Ogunjobi's numbers never pop, but he is a solid starter to have on a team, with the real damage coming from Heyward who notched 23 sacks in the past two seasons combined and earned an elite 89.8 grade on Pro Football Focus in 2022.
Heyward is a central force on Pittsburgh's defensive line and has surprisingly shown no signs of slowing down at 34 years old. A 2023 second-rounder from Wisconsin, Keeanu Benton, is slated to be the Steelers' starting nose tackle. As an early Day 2 pick in the draft, Pittsburgh clearly believes in him, but it remains to be seen if his performance will justify his draft selection.
The Steelers' weakness, aside from the uncertainty regarding Benton, is the lack of depth behind each starter with Armon Watts and DeMarvin Leal seeming little more than names on a depth chart. The two players combined for a single sack this past year, and neither had a Pro Football Focus grade above 50.0, leaving much to be desired.
Although depth might be a concern with the front three, the outside linebackers are as great as ever. Pittsburgh boasts the top edge rusher in the league, T.J. Watt, who notched an absurd 22 sacks and five forced fumbles in 2021. Although an injury-riddled campaign this past season limited his time on the field, he still recorded seven sacks while missing seven weeks. Watt is a menace to offenses across the league and makes his name familiar to opposing AFC North fans as well.

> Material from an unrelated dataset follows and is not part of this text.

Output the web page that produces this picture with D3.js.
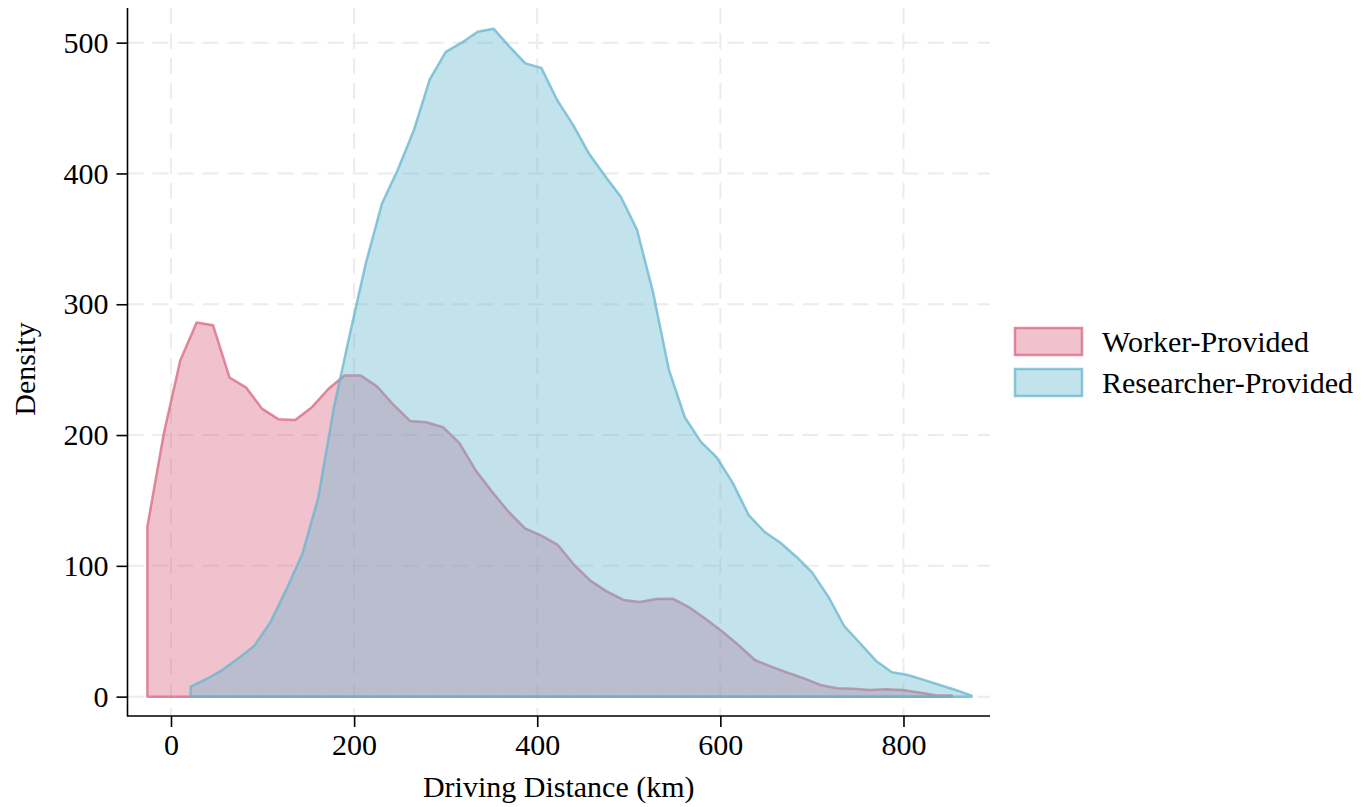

Opposite Watt is the recipient of a four-year, $68 million extension in Alex Highsmith. His explosive pass-rushing skills notched fifteen sacks and five forced fumbles this past season, marking the best outside linebacker duo in the league.
However, as with the front three, the outside linebacker depth is made up of rookies and middle-round draft picks with low production. A promising rookie or veteran journeyman would balance this group if Watt were to go down again.
While the AFC North is still considered a top division in terms of its defensive line, the teams front players have changed quite a bit in recent years. Baltimore saw the departure of hallmark players whereas Cleveland signed veterans just a bit past their prime.
Cincinnati has kept a solid core of good players supplemented by the draft, whereas Pittsburgh has drafted and retained elite talent. Divisional games will without a doubt be a heavyweight match between teams and a viewing necessity.